01 janeiro 2022

Senso comum e fascismo.

 Quando Platão identificou em seu dualismo a relação entre Senso Comum e Bom Senso, queria afirmar o conhecimento contra os sentidos, segundo o qual, falha ao não conceber a verdade por tão somente as impressões que os sentidos fornecem.

A Era Moderna, o processo civilizatório que  inaugura a ciência como padrão para os debates, coloca referências, não só como o alcance da verdade, com parâmetros epistemológicos e metodológicos, mas referências éticas para o questionamento daquilo que se apresenta como verdadeiro possa ser questionado de acordo com parâmetros pré-estabelecidos. Óbvio que a ciência não é neutra quando envolve os desejos de classes poderosas economicamente, mas a partir daí também estariam estabelecidos padrões que regulassem os debates, que superariam a hegemonia da verdade por meio religioso e político que dominava a Idade Média.

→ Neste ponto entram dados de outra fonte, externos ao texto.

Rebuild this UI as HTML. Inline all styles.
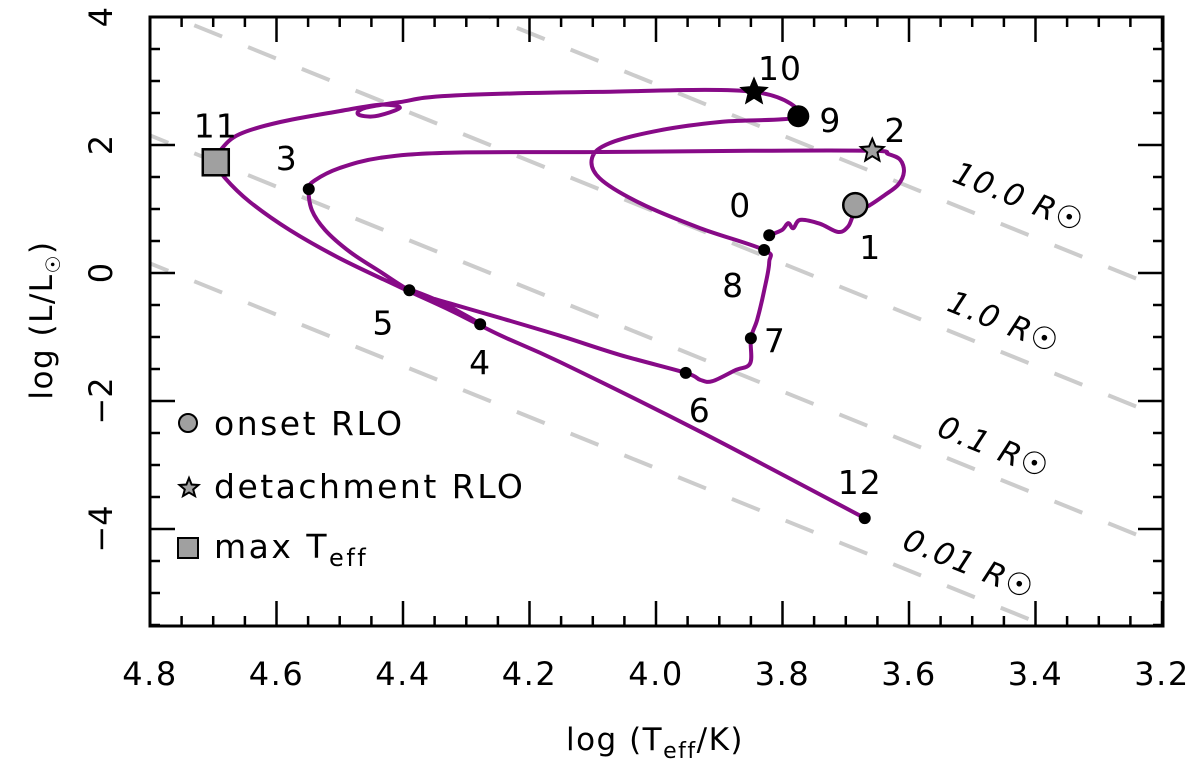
<!DOCTYPE html>
<html><head><meta charset="utf-8"><style>
html,body{margin:0;padding:0;background:#fff;width:1200px;height:765px;overflow:hidden;}
svg{display:block;font-family:"DejaVu Sans","Liberation Sans",sans-serif;}
</style></head><body>
<svg id="chart" width="1200" height="765" viewBox="0 0 1200 765">
<defs><clipPath id="clip"><rect x="150" y="17" width="1013" height="609"/></clipPath></defs>
<g id="radii" clip-path="url(#clip)"></g>
<g id="track" clip-path="url(#clip)"></g>
<g id="marks"></g>
<g id="axes"></g>
<g font-size="31" letter-spacing="1.5">
<text x="655" y="750" text-anchor="middle">log (T<tspan font-size="22" dy="8">eff</tspan><tspan dy="-8">/K)</tspan></text>
<text x="52" y="320" text-anchor="middle" transform="rotate(-90 52 320)">log (L/L<tspan font-size="20" dy="8">☉</tspan><tspan dy="-8">)</tspan></text>
<circle cx="188" cy="423" r="9" fill="#a0a0a0" stroke="#000" stroke-width="2"/>
<text x="214" y="435" font-size="33" letter-spacing="2.5">onset RLO</text>
<polygon points="189,478 191.6,484.5 198.5,485 193.2,489.5 195,496 189,492.5 183,496 184.8,489.5 179.5,485 186.4,484.5" fill="#a0a0a0" stroke="#000" stroke-width="2"/>
<text x="214" y="498" font-size="33" letter-spacing="2.5">detachment RLO</text>
<rect x="178" y="538" width="20" height="20" fill="#a0a0a0" stroke="#000" stroke-width="2"/>
<text x="214" y="558" font-size="33" letter-spacing="2.5">max T<tspan font-size="24" dy="8">eff</tspan></text>
</g>
</svg>
<script>
const xTicks = [4.8, 4.6, 4.4, 4.2, 4.0, 3.8, 3.6, 3.4, 3.2];
const yTicks = [4, 2, 0, -2, -4];
const radiusLabels = ["10.0", "1.0", "0.1", "0.01"];
const radiusOffsets = [6.15, 4.15, 2.15, 0.15];
const trackT = [3.821,3.801,3.791,3.783,3.772,3.741,3.712,3.696,3.685,3.662,3.638,3.617,3.608,3.614,3.633,3.658,3.851,4.089,4.326,4.436,4.500,4.539,4.549,4.544,4.523,4.484,4.436,4.390,4.341,4.278,4.294,4.341,4.386,4.365,4.310,4.247,4.152,4.057,3.953,3.930,3.911,3.875,3.851,3.850,3.840,3.829,3.821,3.829,3.930,4.025,4.089,4.101,4.073,3.994,3.899,3.775,3.845,4.089,4.326,4.405,4.460,4.471,4.444,4.405,4.436,4.500,4.594,4.658,4.686,4.696,4.681,4.642,4.579,4.500,4.405,4.326,4.247,4.152,3.930,3.670];
const trackL = [0.59,0.67,0.78,0.70,0.83,0.77,0.64,0.73,0.95,1.06,1.22,1.38,1.58,1.77,1.86,1.91,1.91,1.89,1.88,1.80,1.64,1.45,1.31,0.98,0.67,0.33,0.02,-0.27,-0.50,-0.80,-0.70,-0.45,-0.27,-0.36,-0.52,-0.70,-0.98,-1.28,-1.56,-1.67,-1.69,-1.52,-1.41,-1.02,-0.73,-0.27,0.17,0.36,0.70,1.09,1.48,1.80,2.03,2.23,2.36,2.45,2.83,2.83,2.77,2.67,2.58,2.48,2.45,2.58,2.63,2.53,2.36,2.17,1.95,1.73,1.48,1.11,0.67,0.23,-0.22,-0.58,-0.97,-1.39,-2.48,-3.83];
const ptLabels = ["0","1","2","3","4","5","6","7","8","9","10","11","12"];
const ptT = [3.821,3.685,3.658,4.549,4.278,4.390,3.953,3.850,3.829,3.775,3.845,4.696,3.670];
const ptL = [0.59,1.06,1.91,1.31,-0.80,-0.27,-1.56,-1.02,0.36,2.45,2.83,1.73,-3.83];

const NS="http://www.w3.org/2000/svg";
const X=v=>150+(4.8-v)*632.5;
const Y=v=>273-64*v;
function mk(tag,attrs,parent){const e=document.createElementNS(NS,tag);for(const k in attrs)e.setAttribute(k,attrs[k]);parent.appendChild(e);return e;}
const radii=document.getElementById('radii'),track=document.getElementById('track'),marks=document.getElementById('marks'),axes=document.getElementById('axes');

radiusOffsets.forEach((off,i)=>{
  const l=mk('line',{x1:X(4.9),y1:Y(off+4*(4.9-4.8)),x2:X(3.1),y2:Y(off+4*(3.1-4.8)),stroke:'#cccccc','stroke-width':4,'stroke-dasharray':'30,28'},radii);
  
  
});
const labPos=[[1015,207],[1000,332],[990,457],[965,574]];
radiusLabels.forEach((r,i)=>{
  const t=mk('text',{x:labPos[i][0],y:labPos[i][1],'font-size':31,'letter-spacing':1.5,'font-style':'italic','text-anchor':'middle',transform:`rotate(22 ${labPos[i][0]} ${labPos[i][1]})`},marks);
  t.textContent=r+" R\u2609";
  
  
});

// smooth track (Catmull-Rom)
const P=trackT.map((t,i)=>[X(t),Y(trackL[i])]);
let d='M'+P[0][0].toFixed(1)+' '+P[0][1].toFixed(1);
for(let i=0;i<P.length-1;i++){
  const p0=P[Math.max(0,i-1)],p1=P[i],p2=P[i+1],p3=P[Math.min(P.length-1,i+2)];
  const c1=[p1[0]+(p2[0]-p0[0])/6,p1[1]+(p2[1]-p0[1])/6],c2=[p2[0]-(p3[0]-p1[0])/6,p2[1]-(p3[1]-p1[1])/6];
  d+=` C${c1[0].toFixed(1)} ${c1[1].toFixed(1)} ${c2[0].toFixed(1)} ${c2[1].toFixed(1)} ${p2[0].toFixed(1)} ${p2[1].toFixed(1)}`;
}
const p=mk('path',{d:d,fill:'none',stroke:'#870a87','stroke-width':4,'stroke-linejoin':'round','stroke-linecap':'round'},track);



function star(cx,cy,R,fill){let s='';for(let k=0;k<10;k++){const r=k%2?R*0.45:R;const a=-Math.PI/2+k*Math.PI/5;s+=(cx+r*Math.cos(a)).toFixed(1)+','+(cy+r*Math.sin(a)).toFixed(1)+' ';}return mk('polygon',{points:s,fill:fill,stroke:'#000','stroke-width':2},marks);}
const labOff=[[-29,-30],[15,42],[23,-21],[-22,-31],[0,38],[-26,32],[14,37],[24,2],[-31,35],[32,4],[26,-24],[0,-37],[-5,-36]];
ptT.forEach((t,i)=>{
  const cx=X(t),cy=Y(ptL[i]);let m;
  if(i===1)m=mk('circle',{cx,cy,r:12,fill:'#a0a0a0',stroke:'#000','stroke-width':2.5},marks);
  else if(i===2)m=star(cx,cy,12,'#a0a0a0');
  else if(i===9)m=mk('circle',{cx,cy,r:11,fill:'#000'},marks);
  else if(i===10)m=star(cx,cy,13,'#000');
  else if(i===11)m=mk('rect',{x:cx-13,y:cy-13,width:26,height:26,fill:'#a0a0a0',stroke:'#000','stroke-width':2.5},marks);
  else m=mk('circle',{cx,cy,r:6,fill:'#000'},marks);
  
  
  const tx=mk('text',{x:cx+labOff[i][0],y:cy+labOff[i][1]+12,'font-size':33,'letter-spacing':1,'text-anchor':'middle'},marks);
  tx.textContent=ptLabels[i];
  
  
});

const fr=mk('rect',{x:150,y:17,width:1013,height:609,fill:'none',stroke:'#000','stroke-width':3},axes);


let td='';
for(let k=0;k<=32;k++){const v=4.8-k*0.05;const x=X(v).toFixed(1);const len=k%4===0?25:10;td+=`M${x} 626V${626-len}M${x} 17V${17+len}`;}
for(let k=0;k<=19;k++){const v=-5.5+k*0.5;const y=Y(v).toFixed(1);const len=(k-3)%4===0?25:10;td+=`M150 ${y}H${150+len}M1163 ${y}H${1163-len}`;}
const tk=mk('path',{d:td,stroke:'#000','stroke-width':2.5,fill:'none'},axes);


xTicks.forEach(v=>{const t=mk('text',{x:X(v),y:685,'font-size':32,'letter-spacing':1.5,'text-anchor':'middle'},axes);t.textContent=v.toFixed(1);
  
  });
yTicks.forEach(v=>{const x=112,y=Y(v);const t=mk('text',{x,y,'font-size':32,'text-anchor':'middle',transform:`rotate(-90 ${x} ${y})`},axes);t.textContent=v<0?'\u2212'+(-v):String(v);
  
  });
</script>
</body></html>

No século XVIII, o grande filósofo iluminista, Emanuel Kant, estabelece o debate sobre a verdade a partir daquilo que chamou de Imperativo Categórico, referência Ética que estaria acima das culturas e seus valores morais que iniciariam padrões que valorizasse aquilo que a humanidade ,por suas tradições sacralizariam enquanto verdadeiro. A ética, seria referência de princípios para que os valores morais seguissem o caminho com determinada uniformidade.

De Platão à Modernidade, a opinião deixou de ser referência para ações políticas. A opinião(Doxa)  ou Senso Comum seria um engano e não necessariamente corresponderia a verdade. Os olhos que enxergam o Sol, faltariam ao dimensionar o tamanho  do grande astro.

A História recente, pós 2ª guerra mundial reforçou os valores da integridade do Ser humano, acima de qualquer outro valor, baseado nas referências iluministas(século XVIII) quando os direitos humanos ,garantiriam a existência da diversidade, por mais que os princípios iluministas e burgueses pudessem, como foram, serem questionados, principalmente  a partir do Século XIX.

A igualdade iluminista não é a igualdade econômica é uma igualdade jurídica, que permitiria minimamente que o diverso se manifeste. Não resolve, mas garante o alcance à conquistas sociais. 

Nietzsche, talvez, com seu relativismo radical, pudesse justificar o que não fosse, ciência, filosofia e religião/moral, base da pós-modernidade, mas de maneira alguma usou o senso-comum como referência para isso, pelo contrário.

Os argumentos de valorização da “opinião” em detrimento do conhecimento acumulado também foram questionados por pensadores fundamentais do Liberalismo político, (contratualistas)Hobbes e Rousseau, que expressam a necessidade de que os indivíduos “abrissem mão” da liberdade absoluta em torno de um “Contrato Social” que garantisse a integridade do indivíduo(Rousseau) e a segurança(Hobbes).

Tudo isso citado, significa que se a “opinião”  ( Senso Comum) violar padrões civilizatórios, se imputar ao indivíduo maior força que a própria sociedade, estaria colocada aí, antes de tudo uma violação Ética.

Se a força do conhecimento humano tiver que se submeter à vontade de indivíduos ou grupos, esse conhecimento deixa de ter importância. O acúmulo político, dos Utilitaristas(liberais) aos marxistas, trouxe a ética para as ações públicas, a proteção da integridade de minorias, principalmente aquelas que tivessem em risco da viabilidade da existência, o que ficou conhecido como direitos humanos, que é uma criação liberal,de defesa dos direitos “naturais” do indivíduo e da propriedade.

Se alguém afirma sua opinião, contra o direito de existência do outro, está violando princípios éticos e não só manifestando opiniões políticas.

Negacionistas são aqueles que antes de tudo, são antiéticos e até imorais e se travestem de portadores de opiniões políticas.

Submeter a vacinação, avanço da humanidade, a qualquer opinião significa abrir mão de referências históricas que salvaram vidas durante boa parte do século XX e XXI.

E mesmo, defender doutrinas de ódio à diferença não é uma “opção”, nem mesmo uma opinião que valha ser reconhecida.

Portanto, se você despreza parâmetros do conhecimento acumulado, onde a própria Ciência é passível de questionamento, você está violando a Ética. Ser defensor do ódio não é tolerável, ser anti-ciência, não é tolerável, simplesmente é se tornar alguém que é capaz de tudo para conseguir seus desejos. O fascismo, dentre tantas caracterizações, confere o uso da força e da falsa consciência da realidade.

O fascista é o senso comum, é  anticivilizatório, desenterra o que a humanidade havia descartado, e a visão contemporânea deste fascismo renega bases de negociação, debate e parâmetros que norteiam o alcance do bom senso.